- WHAT TO DO
Please transcribe the data below exactly. Leave the pictures out.

-- Start --

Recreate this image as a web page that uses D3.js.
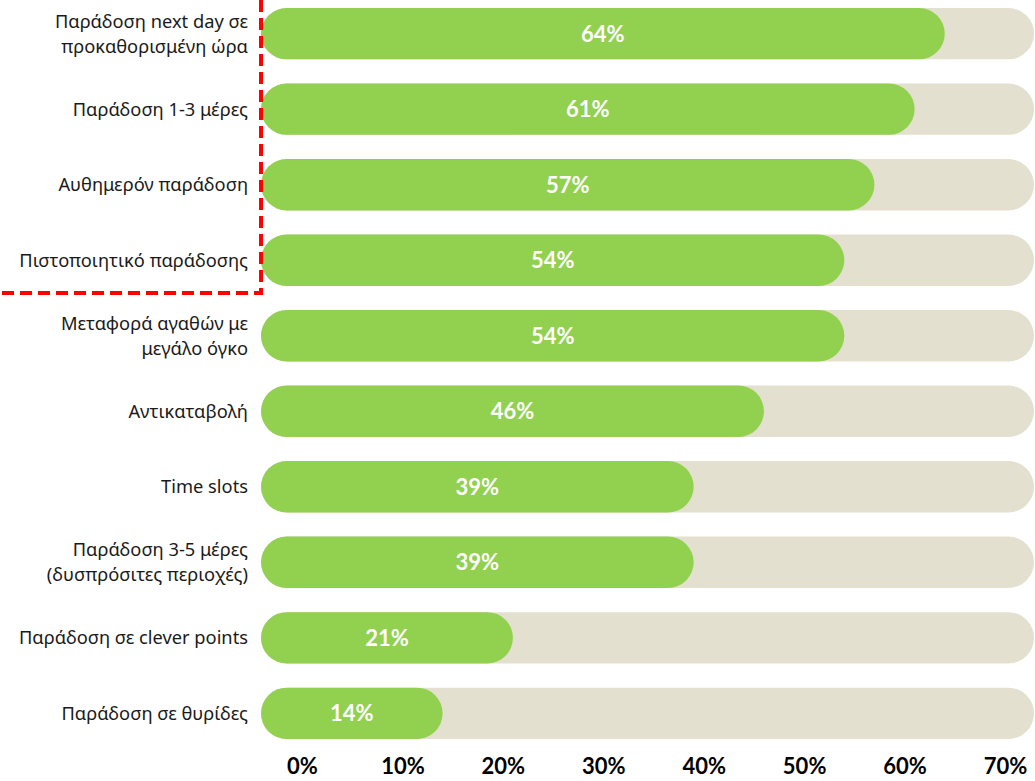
<!DOCTYPE html>
<html><head><meta charset="utf-8">
<script src="https://cdn.jsdelivr.net/npm/d3@7"></script>
<style>body{margin:0;background:#fff}svg{display:block}</style>
</head><body>
<svg id="c" width="1035" height="781"></svg>
<script>
const categories = [
  ["Παράδοση next day σε","προκαθορισμένη ώρα"],
  ["Παράδοση 1-3 μέρες"],
  ["Αυθημερόν παράδοση"],
  ["Πιστοποιητικό παράδοσης"],
  ["Μεταφορά αγαθών με","μεγάλο όγκο"],
  ["Αντικαταβολή"],
  ["Time slots"],
  ["Παράδοση 3-5 μέρες","(δυσπρόσιτες περιοχές)"],
  ["Παράδοση σε clever points"],
  ["Παράδοση σε θυρίδες"]
];
const values = [64, 61, 57, 54, 54, 46, 39, 39, 21, 14];
const ticks = [0, 10, 20, 30, 40, 50, 60, 70];

const svg = d3.select("#c");
const x = d3.scaleLinear().domain([0, 70]).range([302, 1005]);
const y = d3.scaleBand().domain(d3.range(values.length)).range([8, 739]).paddingInner(0.32).paddingOuter(0);
const left = 261, trackRight = 1034;
const h = y.bandwidth(), r = h / 2;

const rows = svg.selectAll("g.row").data(values).join("g").attr("class","row")
  .attr("transform", (d,i) => `translate(0,${y(i)})`);

rows.append("rect").attr("x", left).attr("y", 0).attr("width", trackRight - left).attr("height", h)
  .attr("rx", r).attr("fill", "#e3e0cf");
rows.append("rect").attr("x", left).attr("y", 0).attr("width", d => x(d) - left).attr("height", h)
  .attr("rx", r).attr("fill", "#92d050");
rows.append("text").attr("x", d => (left + x(d)) / 2).attr("y", h / 2).attr("dy", "0.36em")
  .attr("text-anchor", "middle").attr("fill", "#fff").attr("font-family", "Lato, 'Open Sans', sans-serif")
  .attr("font-weight", "bold").attr("font-size", 22).text(d => d + "%");

rows.append("text").attr("text-anchor", "end").attr("fill", "#1a1a1a")
  .attr("font-family", "'Noto Sans', 'Open Sans', sans-serif").attr("font-size", 18.3)
  .each(function(d, i) {
    const lines = categories[i];
    const t = d3.select(this);
    const lh = 25;
    lines.forEach((s, k) => {
      t.append("tspan").attr("x", 248).attr("y", h / 2 + (k - (lines.length - 1) / 2) * lh).attr("dy", "0.35em").text(s);
    });
  });

const axis = d3.axisBottom(x).tickValues(ticks).tickFormat(d => d + "%").tickSize(0).tickPadding(0);
const ag = svg.append("g").attr("transform", "translate(0,763)").call(axis);
ag.select(".domain").remove();
ag.selectAll("text").attr("font-family", "Lato, 'Open Sans', sans-serif").attr("font-weight", "bold")
  .attr("font-size", 22).attr("fill", "#000").attr("dy", "0.5em");

svg.append("path").attr("d", `M${left},0 V293 H0`).attr("fill", "none")
  .attr("stroke", "#ff0000").attr("stroke-width", 4).attr("stroke-dasharray", "12,6");
</script>
</body></html>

-- End --

- REPLY TO THE TASK
Recreate this image as a web page that uses D3.js.
<!DOCTYPE html>
<html><head><meta charset="utf-8">
<script src="https://cdn.jsdelivr.net/npm/d3@7"></script>
<style>body{margin:0;background:#fff}svg{display:block}</style>
</head><body>
<svg id="c" width="1035" height="781"></svg>
<script>
const categories = [
  ["Παράδοση next day σε","προκαθορισμένη ώρα"],
  ["Παράδοση 1-3 μέρες"],
  ["Αυθημερόν παράδοση"],
  ["Πιστοποιητικό παράδοσης"],
  ["Μεταφορά αγαθών με","μεγάλο όγκο"],
  ["Αντικαταβολή"],
  ["Time slots"],
  ["Παράδοση 3-5 μέρες","(δυσπρόσιτες περιοχές)"],
  ["Παράδοση σε clever points"],
  ["Παράδοση σε θυρίδες"]
];
const values = [64, 61, 57, 54, 54, 46, 39, 39, 21, 14];
const ticks = [0, 10, 20, 30, 40, 50, 60, 70];

const svg = d3.select("#c");
const x = d3.scaleLinear().domain([0, 70]).range([302, 1005]);
const y = d3.scaleBand().domain(d3.range(values.length)).range([8, 739]).paddingInner(0.32).paddingOuter(0);
const left = 261, trackRight = 1034;
const h = y.bandwidth(), r = h / 2;

const rows = svg.selectAll("g.row").data(values).join("g").attr("class","row")
  .attr("transform", (d,i) => `translate(0,${y(i)})`);

rows.append("rect").attr("x", left).attr("y", 0).attr("width", trackRight - left).attr("height", h)
  .attr("rx", r).attr("fill", "#e3e0cf");
rows.append("rect").attr("x", left).attr("y", 0).attr("width", d => x(d) - left).attr("height", h)
  .attr("rx", r).attr("fill", "#92d050");
rows.append("text").attr("x", d => (left + x(d)) / 2).attr("y", h / 2).attr("dy", "0.36em")
  .attr("text-anchor", "middle").attr("fill", "#fff").attr("font-family", "Lato, 'Open Sans', sans-serif")
  .attr("font-weight", "bold").attr("font-size", 22).text(d => d + "%");

rows.append("text").attr("text-anchor", "end").attr("fill", "#1a1a1a")
  .attr("font-family", "'Noto Sans', 'Open Sans', sans-serif").attr("font-size", 18.3)
  .each(function(d, i) {
    const lines = categories[i];
    const t = d3.select(this);
    const lh = 25;
    lines.forEach((s, k) => {
      t.append("tspan").attr("x", 248).attr("y", h / 2 + (k - (lines.length - 1) / 2) * lh).attr("dy", "0.35em").text(s);
    });
  });

const axis = d3.axisBottom(x).tickValues(ticks).tickFormat(d => d + "%").tickSize(0).tickPadding(0);
const ag = svg.append("g").attr("transform", "translate(0,763)").call(axis);
ag.select(".domain").remove();
ag.selectAll("text").attr("font-family", "Lato, 'Open Sans', sans-serif").attr("font-weight", "bold")
  .attr("font-size", 22).attr("fill", "#000").attr("dy", "0.5em");

svg.append("path").attr("d", `M${left},0 V293 H0`).attr("fill", "none")
  .attr("stroke", "#ff0000").attr("stroke-width", 4).attr("stroke-dasharray", "12,6");
</script>
</body></html>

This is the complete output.